Salesforce.com's Benioff invites customers to join 'social revolution'

19.09.2012
Salesforce.com CEO Marc Benioff on Wednesday doubled down on the company's embrace of social networking software, urging customers, partners and prospects to join him in a "social revolution," during a keynote address at the Dreamforce conference in San Francisco that was webcast.

"We are standing on the shoulders of giants," he said citing those who created the mainframe, client-server model and cloud computing. "Now here we are in the 21st century and we have this incredible social revolution. We believe so strongly that Salesforce.com's mission, our core mission, is to help you, our customers, to connect with your customers in a whole new way."

Benioff delivered a healthy helping of his trademark speechifying about how social software, intertwined with Salesforce.com's core CRM (customer relationship management) application, can help companies work more effectively with customers and partners.
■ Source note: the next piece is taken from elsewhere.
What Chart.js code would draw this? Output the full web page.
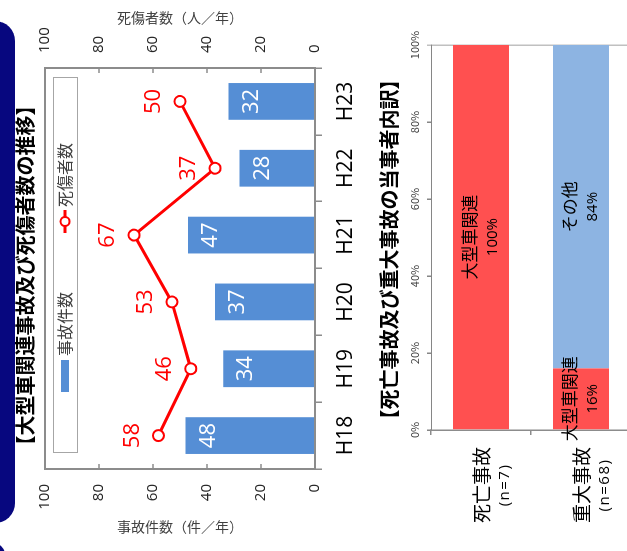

He also brought a series of executives onstage to present a regarding Salesforce.com's Chatter software, Work.com employee performance management software, Marketing Cloud and other products.

But the bulk of his presentation focused on stories of high-profile Salesforce.com customers who have bought into the company's vision.

The best way to communicate with customers these days is through social media, said David Cush, CEO of airline Virgin America. "These are real-time problems that need real-time answers." Virgin America is planning to rework its company culture using Salesforce.com's social software, he added. "Traditionally, airlines have been egalitarian, chain-of-command [environments]," he said.

Motivational speaker Tony Robbins also took the stage. Robbins' company also uses Salesforce.com's software. He related a story of how the company was able to use Salesforce.com's social media analytics tools to contest a media report. "The future is, connect or die," Robbins said. "The future is, connect and you win."

GE is also a heavy Salesforce.com user, and its CEO, Jeff Immelt, will speak on Thursday in an "unpaid keynote" at Dreamforce, Benioff said.

This week's conference drew a reported 90,000 registered attendees, far more than the keynote hall at San Francisco's Moscone Center could hold.

Salesforce.com is trying to raise the event's profile even further with a string of celebrity guests. Rapper MC Hammer made a surprise appearance before Benioff hit the stage and performed a musical medley and dance routine along with an energetic crew of white-clad performers.

The keynote's flashy production values and Benioff's soaring rhetoric stood in contrast to the fact that many of the announcements Salesforce.com made Wednesday were for products that won't be released for some time, possibly more than a year.

"It used to be that they didn't really preannounce things," said Todd McKinnon, CEO of cloud identity management vendor Okta and formerly senior vice president of engineering at Salesforce.com from 2003 to 2009, in an interview before Benioff's keynote. During McKinnon's time at Salesforce.com, "we'd build something and announce it in real time," he said.

In fact, Salesforce.com employees would crack jokes about legacy vendors who would make such "pre-announcements," he said.

As Salesforce.com heads toward US$3 billion in revenue, it's become more of a "marketing-driven company," in McKinnon's view.

Salesforce.com is also planning to release a new product, Salesforce Identity, that will compete with Okta.

Overall, Salesforce.com now has a general goal in mind that doesn't necessarily match up precisely with the "social enterprise" theme, said analyst Ray Wang, CEO of Constellation Research.

"I think that they are no longer about the cloud, they are bigger than social, they want to be the engagement platform that takes you from cloud to device," Wang said. "Salesforce realizes that if they don't become the content delivery network and the engagement layer, they only become another channel on TV."

Benioff "doesn't want to wake up and become the next Siebel," Wang added, referring to the CRM (customer relationship management) vendor bought by Oracle. "He's building that bridge between the enterprise and the consumer."